Obama’s Iowa Stage, Romney’s Colorado Platform: Different Pictures

Photograph by Daniel Acker/Bloomberg

Employees work on fiberglass fabric in a wind turbine blade mold made for General Electric Co.'s renewable energy business at TPI Composites Inc.'s manufacturing facility in Newton, Iowa.

Colorado and Iowa:

The stages for Republican Mitt Romney’s campaign for president, and for President Barack Obama’s campaign for re-election today.

Romney plans a “town hall”-styled event at Central High School in Grand Junction, which generally opens a candidate to questions from his audience. Obama plans to speak on the economy at Kirkwood Community College in Cedar Rapids, as well as visit the home of Jason and Ali McLaughlin to talk about his plan for continuing Bush-era tax cuts for families earning less than $250,000 a year.

Both states backed Obama for election in 2008 — the president carrying Colorado by 9 percentage points, Iowa by 9.5 points. Both states, which also helped former President George W. Bush win re-election in 2004, are considered prime targets in this year’s battle over a dozen or fewer swing-voting states.

Yet the economic picture of the two states, in an election contest rooted in the economy, offers a contrast this time around.

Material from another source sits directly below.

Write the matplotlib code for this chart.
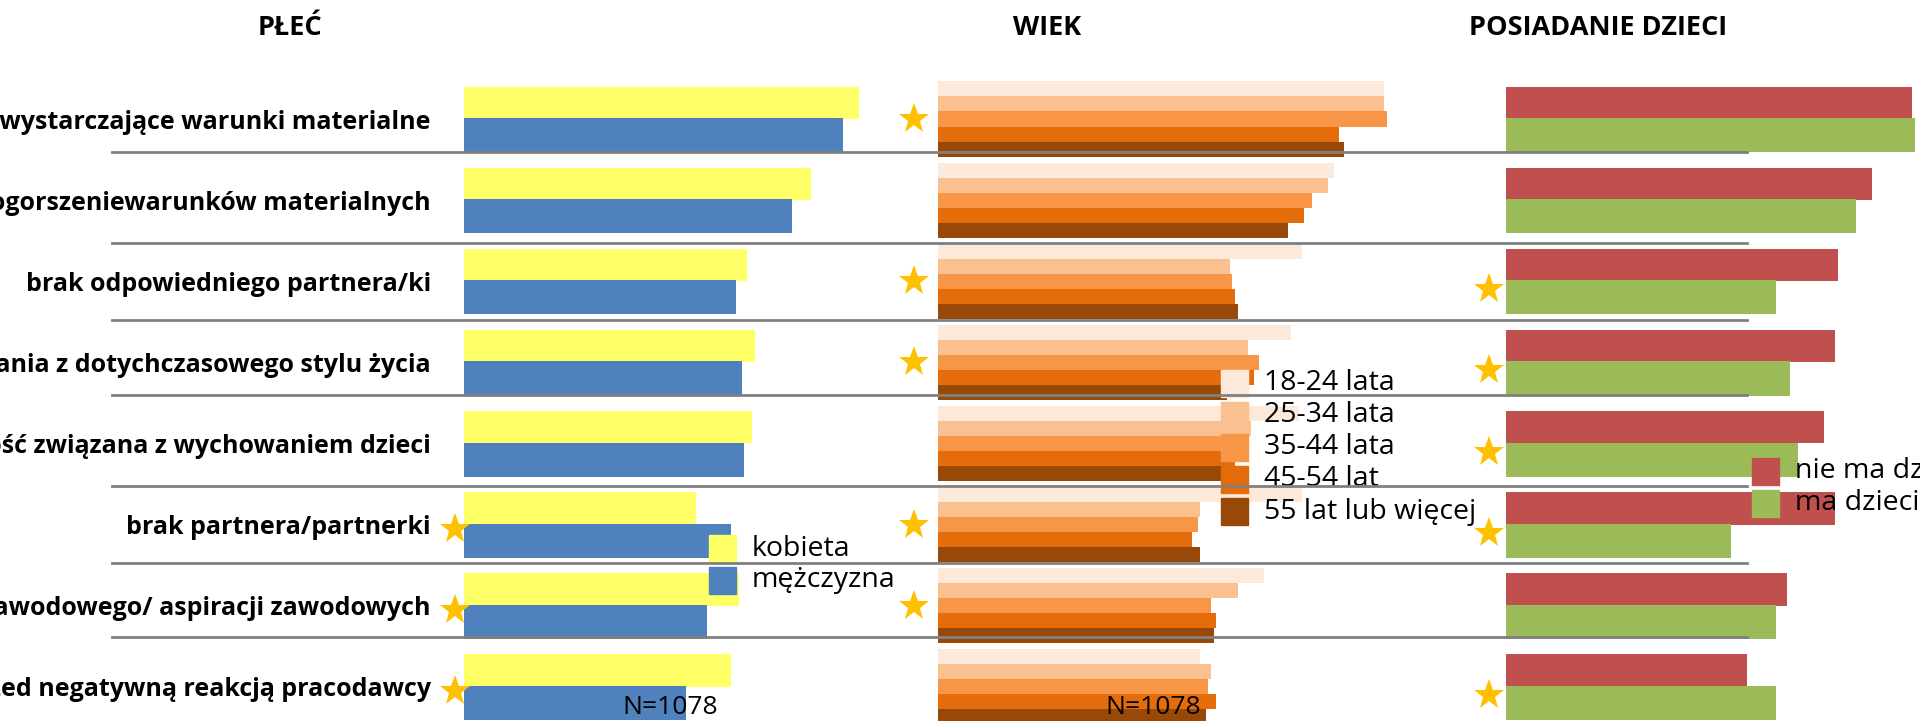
import numpy as np
import matplotlib.pyplot as plt
from matplotlib.patches import Rectangle
from matplotlib.lines import Line2D

# dane
kategorie = ['niewystarczające warunki materialne',
             'pogorszeniewarunków materialnych',
             'brak odpowiedniego partnera/ki',
             'niechęć do rezygnowania z dotychczasowego stylu życia',
             'trudność związana z wychowaniem dzieci',
             'brak partnera/partnerki',
             'chęć rozwoju zawodowego/ aspiracji zawodowych',
             'obawa przed negatywną reakcją pracodawcy']

kobieta = [79.0, 69.4, 56.6, 58.2, 57.6, 46.4, 55.0, 53.4]
mezczyzna = [75.8, 65.6, 54.4, 55.6, 56.0, 53.4, 48.6, 44.4]

wiek_etykiety = ['18-24 lata', '25-34 lata', '35-44 lata', '45-54 lat', '55 lat lub więcej']
wiek_18_24 = [89.2, 79.2, 72.8, 70.6, 72.2, 72.8, 65.2, 52.4]
wiek_25_34 = [89.2, 78.0, 58.4, 62.0, 62.6, 52.4, 60.0, 54.6]
wiek_35_44 = [89.8, 74.8, 58.8, 64.2, 60.4, 52.0, 54.6, 54.0]
wiek_45_54 = [80.2, 73.2, 59.4, 63.2, 59.4, 50.8, 55.6, 55.6]
wiek_55 = [81.2, 70.0, 60.0, 57.8, 57.4, 52.4, 55.2, 53.6]

nie_ma_dzieci = [81.2, 73.2, 66.4, 65.8, 63.6, 65.8, 56.2, 48.2]
ma_dzieci = [81.8, 70.0, 54.0, 56.8, 58.4, 45.0, 54.0, 54.0]

# gwiazdki - istotne roznice
gwiazdki_plec = [5, 6, 7]
gwiazdki_wiek = [0, 2, 3, 5, 6]
gwiazdki_dzieci = [2, 3, 4, 5, 7]

plt.rcParams['font.family'] = ['Open Sans', 'Noto Sans', 'DejaVu Sans']

W, H = 1920, 721
fig = plt.figure(figsize=(W / 100, H / 100), dpi=100)

def fx(px):
    return px / W

def fy(py):
    return 1 - py / H

# wspolny uklad wierszy: srodek wiersza 0 na 119 px, odstep 81.1 px
top_px = 119 - 81.1 * 0.5
bot_px = 119 + 81.1 * 7.5
skala = 5.0  # px na 1%

def make_ax(x0):
    ax = fig.add_axes([fx(x0), fy(bot_px), 100 * skala / W, (bot_px - top_px) / H])
    ax.set_xlim(0, 100)
    ax.set_ylim(7.5, -0.5)
    for s in ax.spines.values():
        s.set_visible(False)
    ax.set_xticks([])
    ax.set_yticks([])
    ax.patch.set_alpha(0)
    return ax

y = np.arange(len(kategorie))
gwiazda = dict(marker='*', color='#FFC000', markersize=23, markeredgewidth=0,
               linestyle='none', clip_on=False, zorder=5)

# PŁEĆ
ax1 = make_ax(464)
ax1.barh(y - 0.2, kobieta, height=0.4, color='#FFFF66')
ax1.barh(y + 0.2, mezczyzna, height=0.42, color='#4F81BD')
ax1.set_yticks(y)
ax1.set_yticklabels(kategorie, fontsize=18, fontweight='bold')
ax1.tick_params(axis='y', length=0, pad=24)
ax1.plot([-1.8] * len(gwiazdki_plec), [r + 0.05 for r in gwiazdki_plec], **gwiazda)

# WIEK
ax2 = make_ax(938)
kolory_wiek = ['#FDE9D9', '#FAC090', '#F79646', '#E46C0A', '#984807']
wiek = [wiek_18_24, wiek_25_34, wiek_35_44, wiek_45_54, wiek_55]
for k, (vals, c) in enumerate(zip(wiek, kolory_wiek)):
    ax2.barh(y + (k - 2) * 0.185, vals, height=0.185, color=c)
ax2.plot([-4.8] * len(gwiazdki_wiek), gwiazdki_wiek, **gwiazda)

# POSIADANIE DZIECI
ax3 = make_ax(1506)
ax3.barh(y - 0.2, nie_ma_dzieci, height=0.4, color='#C0504D')
ax3.barh(y + 0.2, ma_dzieci, height=0.42, color='#9BBB59')
ax3.plot([-3.4] * len(gwiazdki_dzieci), [r + 0.1 for r in gwiazdki_dzieci], **gwiazda)

# tytuly
for x, t in [(290, 'PŁEĆ'), (1047, 'WIEK'), (1598, 'POSIADANIE DZIECI')]:
    fig.text(fx(x), fy(28), t, ha='center', va='center', fontsize=19.5, fontweight='bold')

# legendy
def legenda(x0, y0, labels, colors, step=32, size=27):
    for i, (lab, c) in enumerate(zip(labels, colors)):
        yy = y0 + i * step
        fig.add_artist(Rectangle((fx(x0), fy(yy + size)), size / W, size / H,
                                 transform=fig.transFigure, color=c, zorder=6))
        fig.text(fx(x0 + size + 16), fy(yy + size / 2), lab, ha='left', va='center',
                 fontsize=20.5, zorder=7)

legenda(709, 535, ['kobieta', 'mężczyzna'], ['#FFFF66', '#4F81BD'])
legenda(1221, 370, wiek_etykiety, kolory_wiek)
legenda(1752, 458, ['nie ma dzieci', 'ma dzieci'], ['#C0504D', '#9BBB59'])

fig.text(fx(670), fy(708), 'N=1078', ha='center', va='center', fontsize=19, zorder=7)
fig.text(fx(1153), fy(708), 'N=1078', ha='center', va='center', fontsize=19, zorder=7)

# linie oddzielajace
for ly in [152, 243, 320, 395, 486, 563, 637]:
    fig.add_artist(Line2D([fx(112), fx(1747)], [fy(ly), fy(ly)], color='#808080',
                          linewidth=2, zorder=10))

fig.savefig('out.png', dpi=100)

Colorado’s unemployment, 8.1 percent at the last count of the states in April, was down from a peak of 9 percent in November 2010. Its overall economic health has declined by 11.2 percent from the first quarter of 2009, when Obama was inaugurated, to the first quarter of 2012, according to the Bloomberg Economic Evaluation of States. Home prices are off 7.1 percent during the president’s term, though personal income has increased by 10.5 percent and employment has improved by 0.8 percent.

Iowa’s unemployment rested at 5.1 percent in April, well below the national average, and down from a peak of 6.3 percent in November 2010– that’s as bad as it got during the worst recession since the 1930s. Its overall economic health is off by 7.4 percent from first quarter 2009 to first quarter 2012, the BEES index shows, with personal income up 12.5 percent and home prices about where they were four years ago.

In other words, things are looking better today in Iowa than they are in Colorado, and relatively speaking, better for Obama in Iowa now than at the time of his election.

All of which offers Romney a stage, in Colorado, for saying the president’s policies aren’t working, and Obama a stage, in Iowa, with a family that stands to benefit from his tax plans, to say his is the way forward.